Author: Schneier, Bruce
Date: Jan 14, 2004
Start Page: A.29
Section: VIEWPOINTS
Abstract (Document Summary)

According to the Bush administration, the measures are designed to combat terrorism. As a security expert, it's hard for me to see how. The 9/11 terrorists would not have been deterred by this system; many of them entered the country legally on valid passports and visas. We have a 5,500-mile long border with Canada and another 2,000-mile long border with Mexico currently uncovered by the program. An estimated 200,000 to 300,000 people enter the country illegally each year from Mexico. Two million to 3 million people enter the country legally each year and overstay their visas. Capturing the biometric information of everyone entering the country doesn't make us safer.

Even if we could completely seal our borders, fingerprinting everyone still wouldn't keep terrorists out. It's not like we can identify terrorists in advance.

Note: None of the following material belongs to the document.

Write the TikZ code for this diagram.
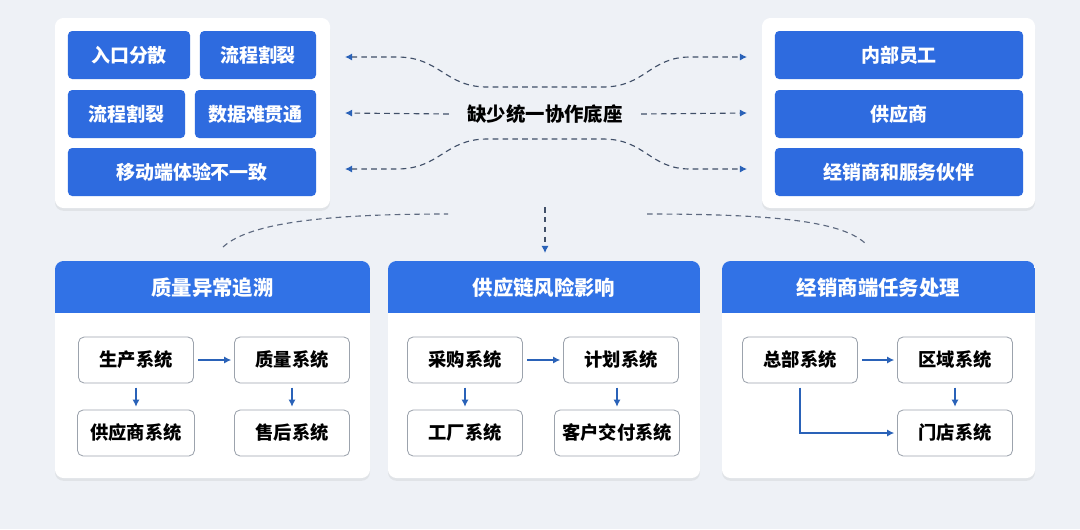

The border guards can't say "this fingerprint is safe; it's not in our database" because there is no fingerprint database for suspected terrorists.

Retaliation is another worry. Brazil is now fingerprinting Americans who visit that country, and other countries are expected to follow suit. All over the world, totalitarian governments will use our fingerprinting regime to justify fingerprinting Americans who enter their countries. This means that your prints are going to end up on file with every tin-pot dictator from Sierra Leone to Uzbekistan. And Secretary of Homeland Security Tom Ridge has already pledged to share security information with other countries.